The church underwent a major refurbishing during the period 1908 - 1912, and one of the major additions was the installation of a new wooden organ casing, choir pews, reredos and archway to the chancel, as well as other works, all carved by Alec Miller of the Chipping Camden Guild. These are greatly admired and rightly so. The inscription at the bottom of the left-hand light reads, "And the weak things of the world hath GOD chosen that he may confound the strong." (Corinthians 1-27), and that at the bottom of the right-hand light reads "And I went mourning, “No fair Hebrew boy shall smile away my maiden blame among the Hebrew mothers.” this being a quotation from Tennyson.

===Holy Trinity===

Woodroffe's work in this Hadley, Shropshire church includes a light depicting the Madonna and child.

===St John's Roman Catholic Church===

In this Trowbridge, Wiltshire church, Woodroffe executed a window dedicated to Margaret Paton.

===St Lawrence===

Another redundant church managed by the Churches Conservation Trust. Woodroffe has a window in the South Aisle area which depicts Christ washing the disciples' feet and the healing of Jairus' daughter. The church is in Evesham, Worcestershire.

===St Andrew's Church===

This Fulham Fields church has a rood and beam designed by Aston Webb and reredos by Harry Hems. Woodroffe executed a window in the church's side chapel. The window is a memorial to a Mrs. Wright by her children.

===St Andrew===

Three-light window executed for this West Kensingtonchurch.
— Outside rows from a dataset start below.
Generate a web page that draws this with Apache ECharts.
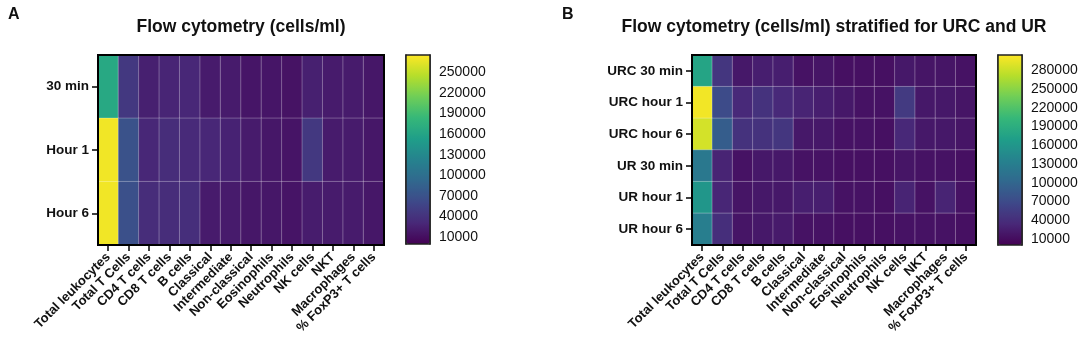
<!DOCTYPE html>
<html>
<head>
<meta charset="utf-8">
<script src="https://cdn.jsdelivr.net/npm/echarts@6/dist/echarts.min.js"></script>
<style>
  html, body { margin: 0; padding: 0; background: #fff; }
  #chart { width: 1084px; height: 349px; }
</style>
</head>
<body>
<div id="chart"></div>
<script>
  // cell populations on the x axis (same for both panels)
  const cellTypes = ['Total leukocytes', 'Total T Cells', 'CD4 T cells', 'CD8 T cells', 'B cells',
    'Classical', 'Intermediate', 'Non-classical', 'Eosinophils', 'Neutrophils',
    'NK cells', 'NKT', 'Macrophages', '% FoxP3+ T cells']

  // panel A
  const rowsA = ['30 min', 'Hour 1', 'Hour 6']
  const valuesA = [
    [165000, 45000, 24000, 28000, 30000, 20000, 20000, 16000, 16000, 14000, 24000, 20000, 20000, 17000],
    [270000, 70000, 30000, 35000, 32000, 30000, 26000, 20000, 17000, 15000, 45000, 20000, 20000, 17000],
    [270000, 68000, 35000, 35000, 36000, 20000, 20000, 17000, 17000, 15000, 21000, 20000, 20000, 17000],
  ]
  const ticksA = [10000, 40000, 70000, 100000, 130000, 160000, 190000, 220000, 250000]

  // panel B
  const rowsB = ['URC 30 min', 'URC hour 1', 'URC hour 6', 'UR 30 min', 'UR hour 1', 'UR hour 6']
  const valuesB = [
    [178000, 48000, 20000, 25000, 25000, 15000, 17000, 13000, 13000, 13000, 20000, 17000, 17000, 15000],
    [300000, 70000, 35000, 44000, 35000, 30000, 25000, 20000, 15000, 15000, 52000, 20000, 20000, 17000],
    [285000, 90000, 44000, 44000, 48000, 20000, 20000, 15000, 15000, 13000, 34000, 20000, 20000, 17000],
    [122000, 30000, 15000, 20000, 20000, 15000, 15000, 13000, 13000, 13000, 17000, 15000, 15000, 13000],
    [160000, 32000, 17000, 20000, 20000, 25000, 25000, 15000, 15000, 13000, 30000, 15000, 30000, 15000],
    [130000, 40000, 17000, 20000, 22000, 15000, 15000, 13000, 13000, 13000, 15000, 15000, 15000, 13000],
  ]
  const ticksB = [10000, 40000, 70000, 100000, 130000, 160000, 190000, 220000, 250000, 280000]

  const viridis = ['#440154', '#482878', '#3e4989', '#31688e', '#26828e', '#1f9e89', '#35b779', '#6ece58', '#b5de2b', '#fde725']
  const font = "'Liberation Sans', Arial, sans-serif"

  function toCells(values) {
    const out = []
    values.forEach((row, y) => row.forEach((v, x) => out.push([x, y, v])))
    return out
  }

  const chart = echarts.init(document.getElementById('chart'))

  function heatX(gridIndex) {
    return {
      type: 'category', gridIndex, data: cellTypes,
      axisLine: { show: true, lineStyle: { color: '#000', width: 2 } },
      axisTick: { show: true, alignWithLabel: true, length: 6, lineStyle: { color: '#000', width: 1.5 } },
      axisLabel: { rotate: 45, margin: 10, color: '#111', fontFamily: font, fontWeight: 'bold', fontSize: 13, interval: 0 },
      splitLine: { show: false },
    }
  }
  function heatY(gridIndex, rows) {
    return {
      type: 'category', gridIndex, data: rows, inverse: true,
      axisLine: { show: true, lineStyle: { color: '#000', width: 2 } },
      axisTick: { show: true, alignWithLabel: true, length: 6, lineStyle: { color: '#000', width: 1.5 } },
      axisLabel: { margin: 9, color: '#111', fontFamily: font, fontWeight: 'bold', fontSize: 13.5 },
    }
  }
  function barY(gridIndex, max, ticks, right) {
    return {
      type: 'value', gridIndex, min: 0, max, position: right ? 'right' : 'left',
      axisLine: { show: true, lineStyle: { color: '#222', width: 1.5 } },
      splitLine: { show: false },
      axisTick: { show: true, inside: true, length: 3, customValues: ticks, lineStyle: { color: '#000', width: 1.5 } },
      axisLabel: { show: right, customValues: ticks, margin: 9, color: '#111', fontFamily: font, fontSize: 14,
        formatter: (v) => String(v) },
    }
  }

  chart.setOption({
    animation: false,
    grid: [
      { left: 98, top: 55, width: 286, height: 190, show: true, z: 10, borderColor: '#000', borderWidth: 2, backgroundColor: 'transparent' },
      { left: 692, top: 55, width: 284, height: 190, show: true, z: 10, borderColor: '#000', borderWidth: 2, backgroundColor: 'transparent' },
      { left: 406, top: 55, width: 24, height: 189, show: true, z: 10, borderColor: '#222', borderWidth: 1.5, backgroundColor: 'transparent' },
      { left: 998, top: 55, width: 24, height: 190, show: true, z: 10, borderColor: '#222', borderWidth: 1.5, backgroundColor: 'transparent' },
    ],
    xAxis: [
      heatX(0),
      heatX(1),
      { type: 'value', gridIndex: 2, show: false },
      { type: 'value', gridIndex: 3, show: false },
    ],
    yAxis: [
      heatY(0, rowsA),
      heatY(1, rowsB),
      barY(2, 275000, ticksA, false),
      barY(2, 275000, ticksA, true),
      barY(3, 305000, ticksB, false),
      barY(3, 305000, ticksB, true),
    ],
    visualMap: [
      { type: 'continuous', seriesIndex: 0, min: 0, max: 275000, calculable: false, left: 406, top: 55,
        itemWidth: 24, itemHeight: 189, padding: 0, inRange: { color: viridis } },
      { type: 'continuous', seriesIndex: 1, min: 0, max: 305000, calculable: false, left: 998, top: 55,
        itemWidth: 24, itemHeight: 190, padding: 0, inRange: { color: viridis } },
    ],
    series: [
      { type: 'heatmap', xAxisIndex: 0, yAxisIndex: 0, data: toCells(valuesA),
        itemStyle: { borderColor: 'rgba(255,255,255,0.28)', borderWidth: 1 } },
      { type: 'heatmap', xAxisIndex: 1, yAxisIndex: 1, data: toCells(valuesB),
        itemStyle: { borderColor: 'rgba(255,255,255,0.28)', borderWidth: 1 } },
    ],
    graphic: [
      { type: 'text', left: 8, top: 7, style: { text: 'A', font: 'bold 16px ' + font, fill: '#111' } },
      { type: 'text', left: 562, top: 7, style: { text: 'B', font: 'bold 16px ' + font, fill: '#111' } },
      { type: 'text', x: 241, y: 27, style: { text: 'Flow cytometry (cells/ml)', font: 'bold 17.5px ' + font, fill: '#111', align: 'center', verticalAlign: 'middle' } },
      { type: 'text', x: 834, y: 27, style: { text: 'Flow cytometry (cells/ml) stratified for URC and UR', font: 'bold 17.5px ' + font, fill: '#111', align: 'center', verticalAlign: 'middle' } },
    ],
  })
</script>
</body>
</html>
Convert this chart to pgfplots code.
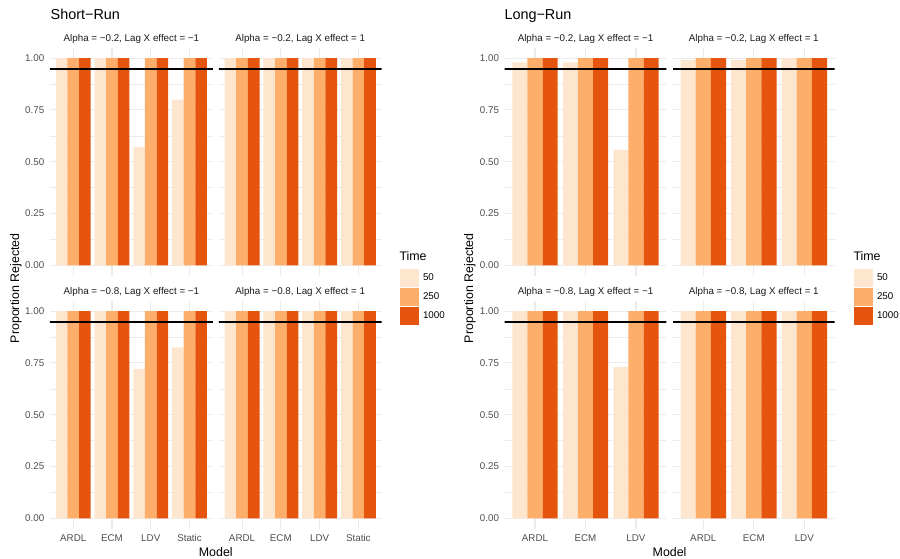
\documentclass[border=0pt]{standalone}
\usepackage{pgfplots}
\pgfplotsset{compat=1.18}
\usepackage{pgfplotstable}
\usepackage{fontspec}
\setmainfont{Liberation Sans}
\definecolor{cA}{HTML}{FEE6CE}
\definecolor{cB}{HTML}{FDAE6B}
\definecolor{cC}{HTML}{E6550D}
\definecolor{grid92}{HTML}{EBEBEB}
\definecolor{grey30}{HTML}{4D4D4D}
\definecolor{grey10}{HTML}{1A1A1A}

% Short-Run facets
\pgfplotstableread{
x a b c
1 1.00 1 1
2 1.00 1 1
3 0.57 1 1
4 0.80 1 1
}\srTL
\pgfplotstableread{
x a b c
1 1.00 1 1
2 1.00 1 1
3 1.00 1 1
4 1.00 1 1
}\srTR
\pgfplotstableread{
x a b c
1 1.00 1 1
2 1.00 1 1
3 0.72 1 1
4 0.825 1 1
}\srBL
\pgfplotstableread{
x a b c
1 1.00 1 1
2 1.00 1 1
3 1.00 1 1
4 1.00 1 1
}\srBR
% Long-Run facets
\pgfplotstableread{
x a b c
1 0.98 1 1
2 0.98 1 1
3 0.557 1 1
}\lrTL
\pgfplotstableread{
x a b c
1 0.99 1 1
2 0.99 1 1
3 1.00 1 1
}\lrTR
\pgfplotstableread{
x a b c
1 1.00 1 1
2 1.00 1 1
3 0.73 1 1
}\lrBL
\pgfplotstableread{
x a b c
1 1.00 1 1
2 1.00 1 1
3 1.00 1 1
}\lrBR

\newcommand\fs[1]{\fontsize{#1}{#1}\selectfont}

\pgfplotsset{
 facet/.style={
  scale only axis, anchor=south west, height=227.9pt,
  clip mode=individual,
  ymin=-0.05, ymax=1.05,
  ytick={0,0.25,0.5,0.75,1},
  yticklabels={0.00,0.25,0.50,0.75,1.00},
  minor ytick={0.125,0.375,0.625,0.875},
  ymajorgrids, yminorgrids, xmajorgrids,
  major grid style={draw=grid92, line width=1.07pt},
  minor grid style={draw=grid92, line width=0.53pt},
  axis line style={draw=none},
  major tick style={draw=none}, minor tick style={draw=none},
  ticklabel style={font=\fs{9.8}, text=grey30, inner sep=0pt},
  yticklabel style={anchor=east, xshift=-5.5pt},
  xticklabel style={anchor=base, yshift=-12.8pt},
 },
 sr/.style={facet, width=162.8pt, xmin=0.4, xmax=4.6, xtick={1,2,3,4}, xticklabels={ARDL,ECM,LDV,Static}},
 lr/.style={facet, width=161.6pt, xmin=0.4, xmax=3.6, xtick={1,2,3}, xticklabels={ARDL,ECM,LDV}},
 nox/.style={xticklabels={}},
 noy/.style={yticklabels={}},
 leg/.style={
  legend style={at={(1,0)}, anchor=north west, xshift=#1, yshift=6.7pt,
   draw=none, fill=none, inner sep=0pt, row sep=1pt, column sep=2.5pt,
   font=\fs{9.8}, cells={anchor=west}},
  legend image code/.code={\fill[##1] (0pt,-9pt) rectangle (18.3pt,9pt);},
 },
}

\newcommand\bars[1]{%
 \addplot[ybar, bar width=0.3, bar shift=-0.3, fill=cA, draw=none] table[x=x,y=a]{#1};
 \addplot[ybar, bar width=0.3, bar shift=0, fill=cB, draw=none] table[x=x,y=b]{#1};
 \addplot[ybar, bar width=0.3, bar shift=0.3, fill=cC, draw=none] table[x=x,y=c]{#1};
 \addplot[black, line width=2pt] coordinates {(0,0.95) (5,0.95)};
}
\newcommand\strip[1]{\node[font=\fs{9.8}, text=grey10, inner sep=0pt] at (rel axis cs:0.5,1) [yshift=8.8pt] {#1};}

\begin{document}
\begin{tikzpicture}
\path[use as bounding box] (0,0) rectangle (900pt,558pt);

% ---------- Short-Run ----------
\begin{axis}[sr, nox, at={(50pt,282.3pt)}]
 \bars{\srTL}
 \strip{Alpha = −0.2, Lag X effect = −1}
\end{axis}
\begin{axis}[sr, nox, noy, at={(218.8pt,282.3pt)}, leg=18.4pt]
 \bars{\srTR}
 \strip{Alpha = −0.2, Lag X effect = 1}
 \legend{50,250,1000}
\end{axis}
\begin{axis}[sr, at={(50pt,29.3pt)}]
 \bars{\srBL}
 \strip{Alpha = −0.8, Lag X effect = −1}
\end{axis}
\begin{axis}[sr, noy, at={(218.8pt,29.3pt)}]
 \bars{\srBR}
 \strip{Alpha = −0.8, Lag X effect = 1}
\end{axis}

% ---------- Long-Run ----------
\begin{axis}[lr, nox, at={(504.7pt,282.3pt)}]
 \bars{\lrTL}
 \strip{Alpha = −0.2, Lag X effect = −1}
\end{axis}
\begin{axis}[lr, nox, noy, at={(673pt,282.3pt)}, leg=19.4pt]
 \bars{\lrTR}
 \strip{Alpha = −0.2, Lag X effect = 1}
 \legend{50,250,1000}
\end{axis}
\begin{axis}[lr, at={(504.7pt,29.3pt)}]
 \bars{\lrBL}
 \strip{Alpha = −0.8, Lag X effect = −1}
\end{axis}
\begin{axis}[lr, noy, at={(673pt,29.3pt)}]
 \bars{\lrBR}
 \strip{Alpha = −0.8, Lag X effect = 1}
\end{axis}

% ---------- titles and labels ----------
\node[anchor=base west, font=\fs{14.4}, inner sep=0pt] at (50.5pt,538.7pt) {Short−Run};
\node[anchor=base west, font=\fs{14.4}, inner sep=0pt] at (504.3pt,538.7pt) {Long−Run};
\node[rotate=90, font=\fs{12.4}, inner sep=0pt] at (16pt,269.7pt) {Proportion Rejected};
\node[rotate=90, font=\fs{12.4}, inner sep=0pt] at (470pt,269.7pt) {Proportion Rejected};
\node[anchor=base, font=\fs{12.4}, inner sep=0pt] at (215.8pt,2pt) {Model};
\node[anchor=base, font=\fs{12.4}, inner sep=0pt] at (669.6pt,2pt) {Model};
\node[anchor=base west, font=\fs{12.4}, inner sep=0pt] at (399.3pt,298pt) {Time};
\node[anchor=base west, font=\fs{12.4}, inner sep=0pt] at (853.3pt,298pt) {Time};
\end{tikzpicture}
\end{document}
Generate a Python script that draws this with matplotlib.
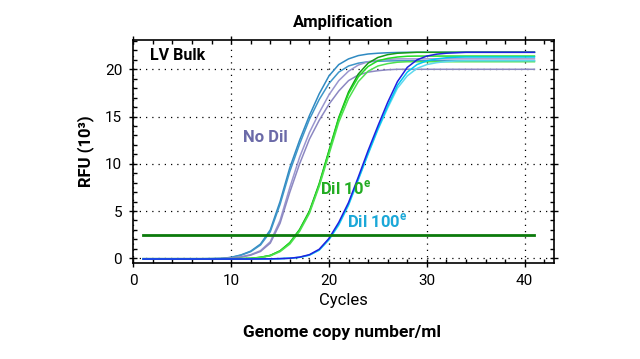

===Our Lady of Compassion===

Woodroffe executed a single-light window for this church in Formby Lancashire .

==Lost works==

===St Mary with St John===

The foundation stone for the church in Edmonton, Greater London was laid on July 22, 1905, by Samuel Forde Ridley, MP. The church was designed by Charles Henry Bourne Quennell, whose wife painted the pictures on the pulpit in the church. Wodroffe executed some windows for the church but the church was demolished in 1954 to make way for road widening and a housing scheme, and Woodroffe's windows were lost.